3.2  Additional scripts

parsing/parse_german_lc
This script is similar to parsing/parse_german except it processes the Collins et al. (2005) data, which is plain text, tokenised and lowercased. The primary differences are that tokenisation and unwrapping from SGML format are not required, and *lrb* and *rrb* are used instead of *LRB* and *RRB* to match the lowercased parsing model.

preprocessing/Collins_baseline_lc
Likewise, this script is similar to preprocessing/Collins_baseline except in that it processes the Collins et al. (2005) data. The primary differences are that the TRAIN/TUNE/TEST distinction is no longer needed, plus the same changes used in creating parsing/parse_german_lc.

analysis/ACL11oracles
This script calls the analysis/oracle.py script repeatedly to produce the outputs of all of the oracle experiments we run in the paper.

notes/oracles-output.txt
For reference, this file contains the output from our run of the analysis/ACL11oracles script.
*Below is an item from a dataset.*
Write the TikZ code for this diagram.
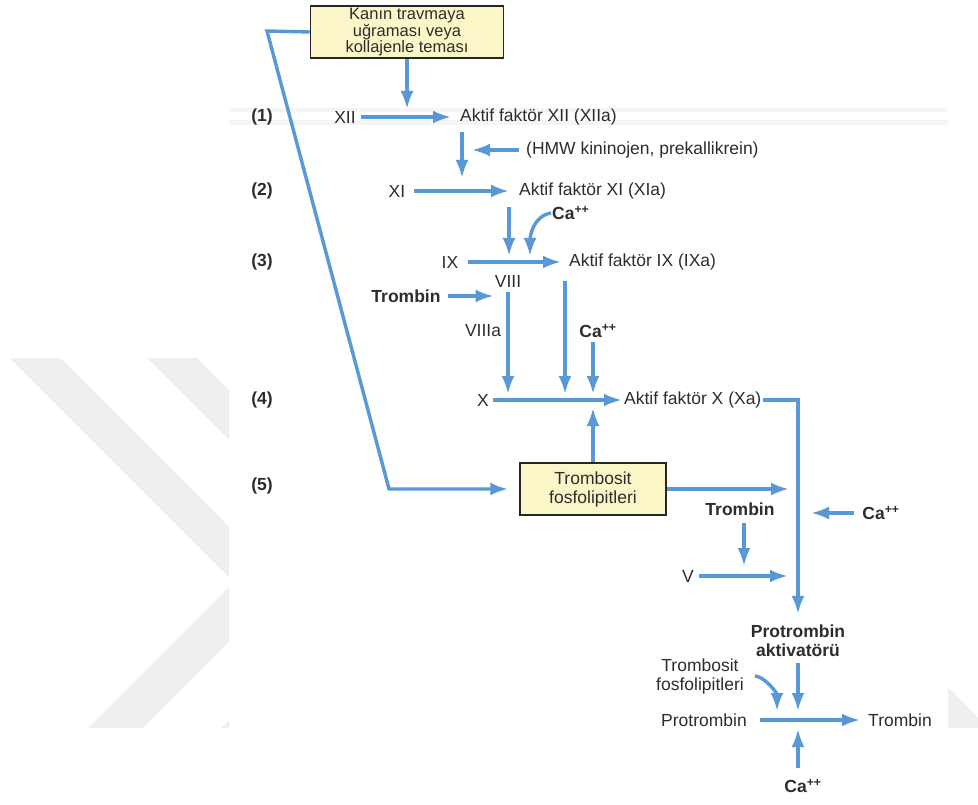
\documentclass[tikz,border=0pt]{standalone}
\usepackage{fontspec}
\setmainfont{Liberation Sans}
\usetikzlibrary{arrows.meta, positioning, calc}

\definecolor{okmavi}{RGB}{88,152,214}
\definecolor{kutusari}{RGB}{251,246,200}
\definecolor{yazi}{RGB}{45,45,45}
\definecolor{filigran}{RGB}{239,239,239}

\tikzset{
  >={Latex[length=18pt,width=13pt]},
  ok/.style={->, draw=okmavi, line width=3.4pt},
  yaz/.style={text=yazi, font=\fontsize{17.5}{19}\selectfont, inner sep=1pt},
  kalin/.style={text=yazi, font=\fontsize{17.5}{19}\selectfont\bfseries, inner sep=1pt},
  kutu/.style={draw=black!85, line width=1.5pt, fill=kutusari, align=center, text=yazi, inner sep=2pt}
}

\begin{document}
\begin{tikzpicture}[x=1pt, y=-1pt]
\useasboundingbox (0,0) rectangle (978,805);
\fill[white] (0,0) rectangle (978,805);
\fill[filigran] (10,358) -- (60,358) -- (286,584) -- (143,728) -- (88,728) -- (234,582) -- cycle;
\fill[filigran] (147,358) -- (197,358) -- (421,582) -- (276,728) -- (221,728) -- (369,580) -- cycle;
\fill[filigran] (948,687) -- (978,718) -- (978,728) -- (948,728) -- cycle;
\fill[white] (229,0) rectangle (948,805);
\draw[black!4, line width=4pt] (229,110) -- (948,110);
\draw[black!4, line width=5pt] (229,123) -- (948,123);

\node[kutu, minimum width=193pt, minimum height=52pt, font=\fontsize{16.5}{15}\selectfont] (kanin) at (407,32) {Kanın travmaya\\uğraması veya\\kollajenle teması};
\foreach \n/\y in {1/117,2/191,3/262,4/400,5/486}
  \node[kalin] (sira\n) at (262,\y) {(\n)};

\node[yaz] (xii) at (345,117) {XII};
\node[yaz, anchor=west] (xiia) at (459,117) {Aktif faktör XII (XIIa)};
\coordinate (k1) at (407,109);
\draw[ok] (kanin.south) -- (k1);
\draw[ok, shorten <=4pt, shorten >=8pt] (xii) -- (xiia);

\coordinate (x2ust) at (462,132);
\coordinate (x2alt) at (462,178);
\draw[ok] (x2ust) -- (x2alt);
\node[yaz, anchor=west] (hmw) at (525,150) {(HMW kininojen, prekallikrein)};
\draw[ok, shorten <=6pt, shorten >=10pt] (hmw.west) -- (x2alt |- hmw.west);

\node[yaz] (xi) at (397,191) {XI};
\node[yaz, anchor=west] (xia) at (518,191) {Aktif faktör XI (XIa)};
\draw[ok, shorten <=8pt, shorten >=9pt] (xi) -- (xia);

\coordinate (x3ust) at (509,207);
\coordinate (x3alt) at (509,256);
\draw[ok] (x3ust) -- (x3alt);
\node[kalin, anchor=west] (ca1) at (551,213) {Ca\textsuperscript{++}};
\coordinate (ca1uc) at (530,256);
\draw[ok] (ca1.west) to[out=190, in=90] (ca1uc);

\node[yaz] (ix) at (450,262) {IX};
\node[yaz, anchor=west] (ixa) at (568,262) {Aktif faktör IX (IXa)};
\draw[ok, shorten <=9pt, shorten >=7pt] (ix) -- (ixa);

\node[yaz] (viii) at (508,281) {VIII};
\node[kalin] (trombin1) at (406,296) {Trombin};
\draw[ok, shorten <=6pt] (trombin1) -- (trombin1 -| viii.west);
\coordinate (x4a) at (508,394);
\draw[ok, shorten <=4pt] (viii) -- (x4a);
\node[yaz] (viiia) at (483,331) {VIIIa};

\coordinate (ixaust) at (565,281);
\coordinate (ixaalt) at (565,394);
\draw[ok] (ixaust) -- (ixaalt);
\node[kalin] (ca2) at (598,331) {Ca\textsuperscript{++}};
\coordinate (x4c) at (593,394);
\draw[ok, shorten <=3pt] (ca2.south -| x4c) -- (x4c);

\node[yaz] (x) at (483,400) {X};
\node[yaz, anchor=west] (xa) at (623,400) {Aktif faktör X (Xa)};
\draw[ok, shorten <=3pt, shorten >=1pt] (x) -- (xa);

\node[kutu, minimum width=146pt, minimum height=52pt, font=\fontsize{17.5}{19}\selectfont] (trombosit) at (593,489) {Trombosit\\fosfolipitleri};
\coordinate (x4alt) at (593,408);
\draw[ok] (trombosit.north) -- (x4alt);

\coordinate (sol1) at (267,31);
\coordinate (sol2) at (389,489);
\draw[ok, shorten >=11pt] (kanin.west) -- (sol1) -- (sol2) -- (trombosit.west);

\node[kalin, align=center] (aktivator) at (798,641) {Protrombin\\aktivatörü};
\draw[ok, shorten >=10pt] (xa.east) -| (aktivator.north);

\coordinate (fx) at (789,489);
\draw[ok] (trombosit.east) -- (fx);
\node[kalin] (trombin2) at (740,509) {Trombin};
\coordinate (vok) at (744,566);
\draw[ok, shorten <=6pt] (trombin2.south -| vok) -- (vok);
\node[yaz] (v) at (688,576) {V};
\coordinate (vuc) at (788,576);
\draw[ok, shorten <=4pt] (v) -- (vuc);
\node[kalin] (ca3) at (881,513) {Ca\textsuperscript{++}};
\coordinate (ca3uc) at (811,513);
\draw[ok, shorten <=7pt] (ca3) -- (ca3uc);

\node[yaz, align=center] (trombosit2) at (700,676) {Trombosit\\fosfolipitleri};
\coordinate (egri) at (777,711);
\draw[ok, shorten <=10pt] (trombosit2.east) to[out=0, in=90] (egri);
\draw[ok, shorten <=5pt] (aktivator.south) -- (aktivator.south |- egri);

\node[yaz] (protrombin) at (704,720) {Protrombin};
\node[yaz] (trombin3) at (900,720) {Trombin};
\draw[ok, shorten <=12pt, shorten >=7pt] (protrombin) -- (trombin3);

\node[kalin] (ca4) at (803,786) {Ca\textsuperscript{++}};
\coordinate (cauc) at (798,729);
\draw[ok, shorten <=10pt] (ca4.north -| cauc) -- (cauc);
\end{tikzpicture}
\end{document}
3.3  Additional parsing models

notes/ger_tiger_lc.txt
notes/ger_tiger_half.txt
notes/ger_tiger_half_lc.txt
notes/ger_tiger_10pc.txt
notes/ger_tiger_25pc.txt
These five files describe the training method and performance figures for the three additional parsing models we created. The grammars themselves are not included, as they can be quite large (up to 7.5MB each). The grammars may be downloaded from http://www.showlett.id.au/.


3.4  Experiment configuration files

We use the Moses Experiment Management System (EMS) to run the experiments in the paper. The 40 files in the configs directory are the configuration files used.

configs/config.baseline-collins
Replicating the baseline system of Collins et al. (2005). Evaluation is with the multi-bleu script only.

configs/config.reordered-collins
configs/config.reordered-collins-half
Replicating the reordered system of Collins et al. (2005), using the full, lowercased parsing model and the 50% data, lowercased parsing model, respectively. These systems can only be run after the corresponding baseline, as they reuse its language model and recasing model.Evaluation is with the multi-bleu script only.

configs/config.baseline-wmt09*
The various configurations of the baseline system tried in the paper. Each configuration file runs the evaluation on both Europarl and news test sets (test2008, newstest2009) using both NIST BLEU and multi-bleu scripts.

configs/config.reordered-wmt09*
The reordered systems corresponding to each of the baseline systems above. They similarly run the evaluation on both test2008 and newstest2009 with both NIST BLEU and multi-bleu, and can only be run after the corresponding baselines, as they reuse their language models and recasing models.

configs/config.reordered-wmt09*-half
configs/config.reordered-wmt09*-25pc
configs/config.reordered-wmt09*-10pc
As for configs/config.reordered-wmt09*, except these experiments use the 50%, 25% or 10% data parsing model instead of the full parsing model.

configs/config.oracles
This configuration file evaluates all of the oracle outputs (generated by analysis/ACL11oracles) with the multi-bleu script only.